Polite Society loves its heroine for choosing to rebel against social, cultural and familial expectations, just as it brings together individuals from multiple walks of life—Pakistani and English, Black and white, male and female—to put a new spin on familiar material. At the same time, though, it views her through a variety of traditional cinematic lenses, transforming the proceedings into a tribute to the vitality of tried-and-true standards. In that regard, it’s the rare modern film that’s forward-thinking and yet avoids throwing the proverbial baby out with the bathwater.

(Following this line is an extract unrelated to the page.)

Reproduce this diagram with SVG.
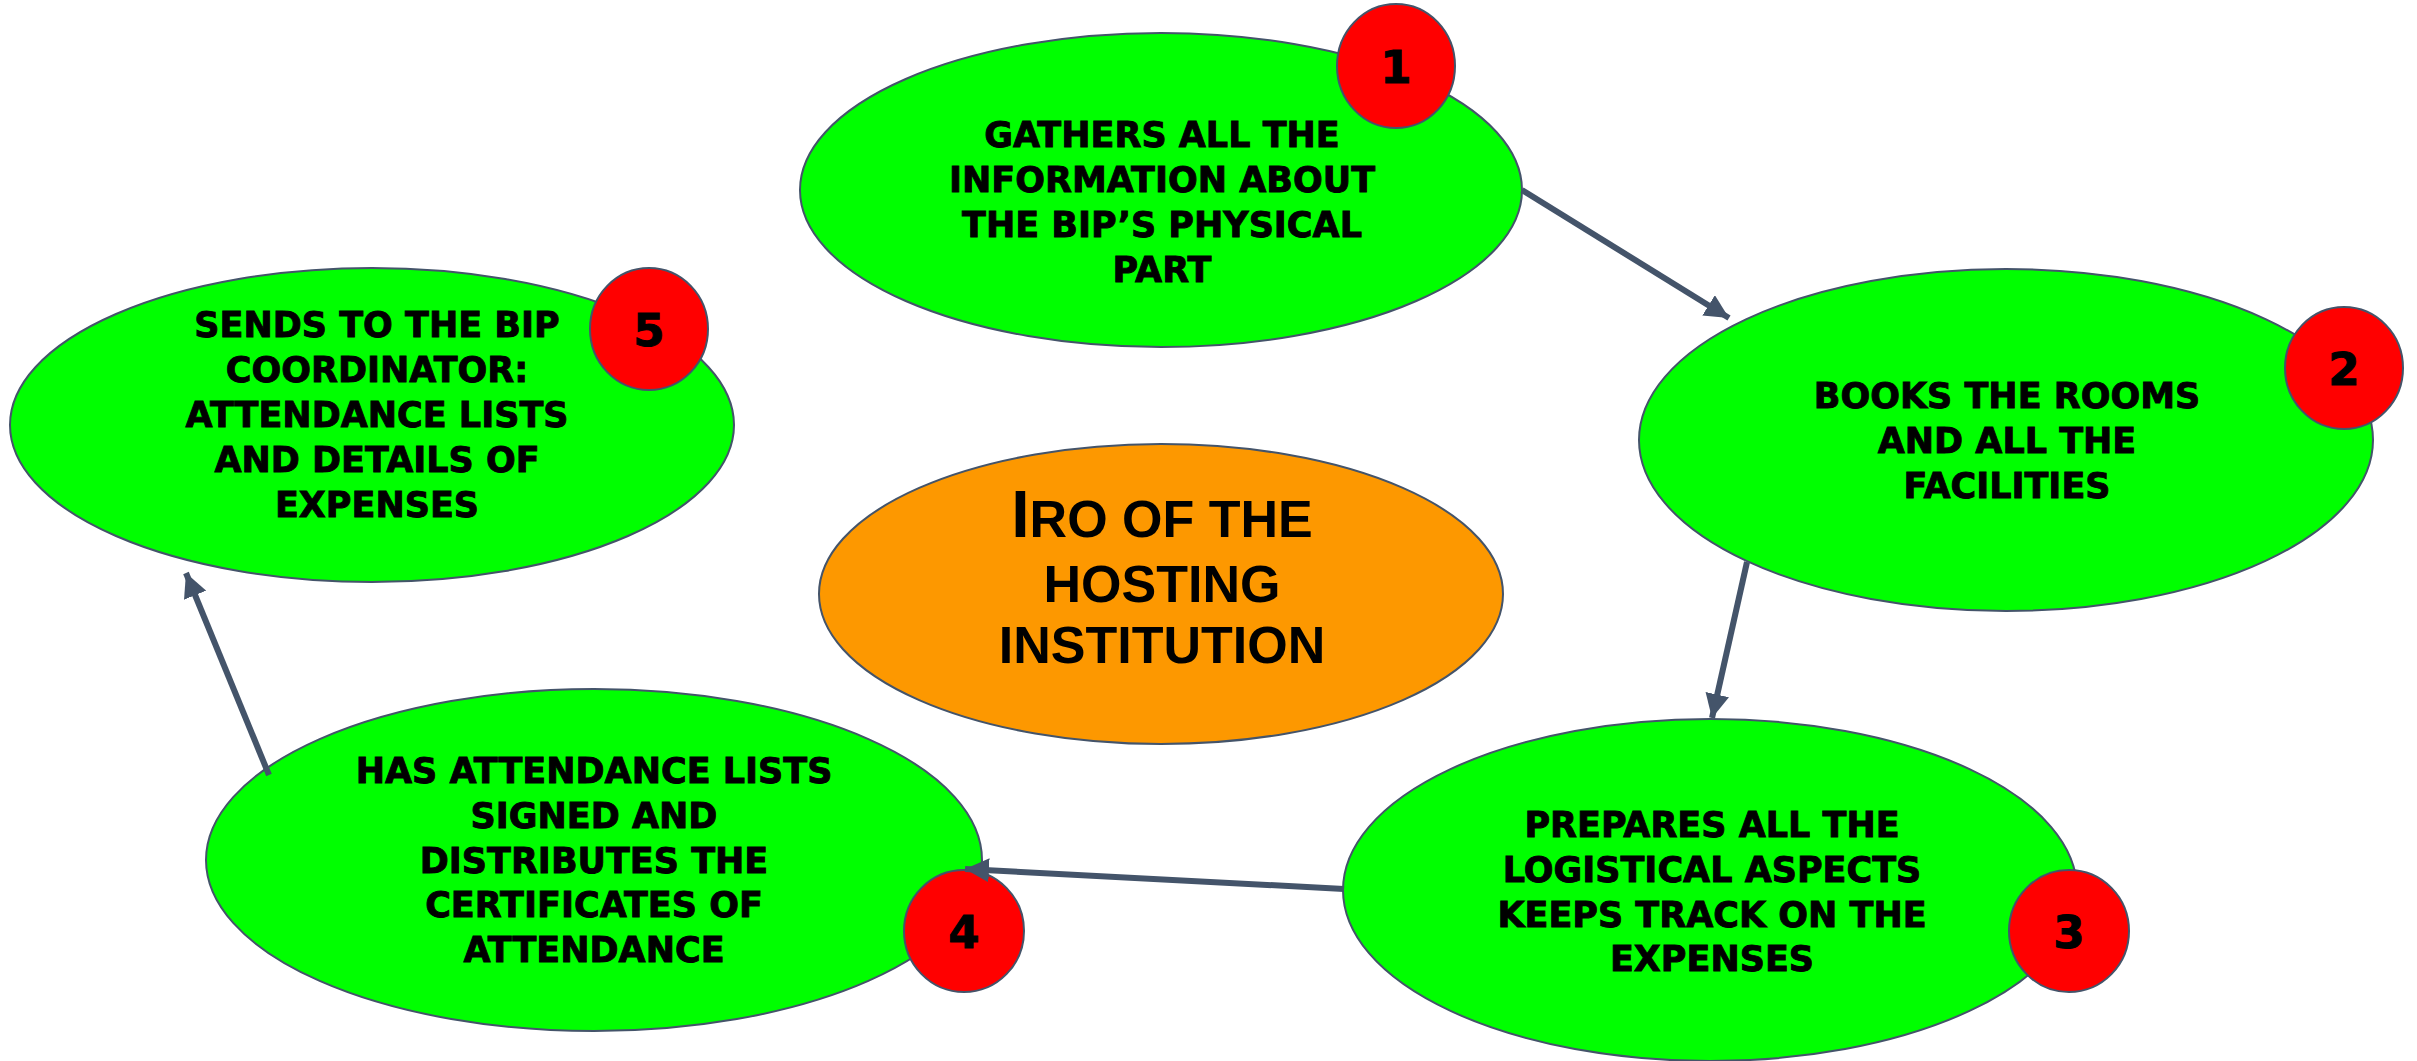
<svg xmlns="http://www.w3.org/2000/svg" width="2417" height="1061" viewBox="0 0 2417 1061">
<style>
.step{fill:#00FF00;stroke:#44546A;stroke-width:2}
.center{fill:#FD9800;stroke:#44546A;stroke-width:2}
.badge{fill:#FF0000;stroke:#44546A;stroke-width:2}
.t{font-family:"DejaVu Sans",sans-serif;font-weight:bold;font-size:35px;fill:#000;stroke:#000;stroke-width:0.9;text-anchor:middle}
.n{font-family:"DejaVu Sans",sans-serif;font-weight:bold;font-size:45px;fill:#000;stroke:#000;stroke-width:1;text-anchor:middle}
.c{font-family:"Liberation Sans",Arial,sans-serif;font-weight:bold;font-size:52px;fill:#000;text-anchor:middle}
.conn{stroke:#44546A;stroke-width:6;fill:none;marker-end:url(#arr)}
</style>
<defs>
<marker id="arr" markerUnits="userSpaceOnUse" markerWidth="26" markerHeight="24" refX="24" refY="12" orient="auto">
<path d="M0,0 L24,12 L0,24 z" fill="#44546A"/>
</marker>
</defs>
<rect width="2417" height="1061" fill="#FFFFFF"/>
<g id="node-center">
<ellipse class="center" cx="1161" cy="594" rx="342" ry="150"/>
<text class="c" x="1162" y="537"><tspan font-size="66">I</tspan>RO OF THE</text>
<text class="c" x="1162" y="602">HOSTING</text>
<text class="c" x="1162" y="663">INSTITUTION</text>
</g>
<g id="node-1">
<ellipse class="step" cx="1161" cy="190" rx="361" ry="157"/>
<text class="t" x="1162" y="147">GATHERS ALL THE</text>
<text class="t" x="1162" y="192">INFORMATION ABOUT</text>
<text class="t" x="1162" y="237">THE BIP’S PHYSICAL</text>
<text class="t" x="1162" y="282">PART</text>
<ellipse class="badge" cx="1396" cy="66" rx="59" ry="62"/>
<text class="n" x="1396" y="83">1</text>
</g>
<g id="node-2">
<ellipse class="step" cx="2006" cy="440" rx="367" ry="171"/>
<text class="t" x="2007" y="408">BOOKS THE ROOMS</text>
<text class="t" x="2007" y="453">AND ALL THE</text>
<text class="t" x="2007" y="498">FACILITIES</text>
<ellipse class="badge" cx="2344" cy="368" rx="59" ry="61"/>
<text class="n" x="2344" y="385">2</text>
</g>
<g id="node-3">
<ellipse class="step" cx="1710" cy="890" rx="367" ry="171"/>
<text class="t" x="1712" y="837">PREPARES ALL THE</text>
<text class="t" x="1712" y="882">LOGISTICAL ASPECTS</text>
<text class="t" x="1712" y="927">KEEPS TRACK ON THE</text>
<text class="t" x="1712" y="971">EXPENSES</text>
<ellipse class="badge" cx="2069" cy="931" rx="60" ry="61"/>
<text class="n" x="2069" y="948">3</text>
</g>
<g id="node-4">
<ellipse class="step" cx="594" cy="860" rx="388" ry="171"/>
<text class="t" x="594" y="783">HAS ATTENDANCE LISTS</text>
<text class="t" x="594" y="828">SIGNED AND</text>
<text class="t" x="594" y="873">DISTRIBUTES THE</text>
<text class="t" x="594" y="917">CERTIFICATES OF</text>
<text class="t" x="594" y="962">ATTENDANCE</text>
<ellipse class="badge" cx="964" cy="931" rx="60" ry="61"/>
<text class="n" x="964" y="948">4</text>
</g>
<g id="node-5">
<ellipse class="step" cx="372" cy="425" rx="362" ry="157"/>
<text class="t" x="377" y="337">SENDS TO THE BIP</text>
<text class="t" x="377" y="382">COORDINATOR:</text>
<text class="t" x="377" y="427">ATTENDANCE LISTS</text>
<text class="t" x="377" y="472">AND DETAILS OF</text>
<text class="t" x="377" y="517">EXPENSES</text>
<ellipse class="badge" cx="649" cy="329" rx="59" ry="61"/>
<text class="n" x="649" y="346">5</text>
</g>
<g id="connectors">
<line class="conn" x1="1522" y1="190" x2="1729" y2="318"/>
<line class="conn" x1="1747" y1="562" x2="1712" y2="718"/>
<line class="conn" x1="1344" y1="889" x2="965" y2="869"/>
<line class="conn" x1="269" y1="775" x2="186" y2="573"/>
</g>
</svg>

Ria’s fiery obstinance is her gift and her curse, and it eventually gets her into trouble once Lena agrees (in just a month’s time) to tie the knot with Salim and relocate to Singapore. Lena’s wedding is the setting for a smorgasbord-style climax that features a choreographed musical number, undercover espionage ruses, a kidnapping plot, and multiple battles between heroes and villains, not to mention a twist that further underscores the film’s guiding focus on female agency and, specifically, the positive and negative consequences of both striving for and stymying it.
To that end, Bucha quickly morphs from a haughty peripheral figure into a scene-stealing wonder, her giant smile and electric eyes casting Raheela as the embodiment of clingy, demanding, domineering South Asian motherhood run amok.
Polite Society finally contends that women—and, by extension, their male partners and offspring—can only be truly happy if they’re given the opportunity to freely choose their destinies. In today’s #MeToo era, that may not seem like a particularly revolutionary idea. Yet in Manzoor’s chosen milieu, it resonates as a combative challenge to a deeply ingrained status quo. As a result, Ria’s desire to resolve conflicts and seek autonomy by trading blows with her enemies feels just right, especially since Manzoor’s writing has a witty sharpness to match her protagonist’s prickly boldness, highlighted by a spa day that amusingly mutates into a literal torture session.
Consigning its male players to the sidelines, Manzoor’s surefire crowd-pleaser understands that empowerment isn’t something that’s granted to people by others; it must be taken, often violently. It’s a feminist rallying cry that’s as furious as it is funny.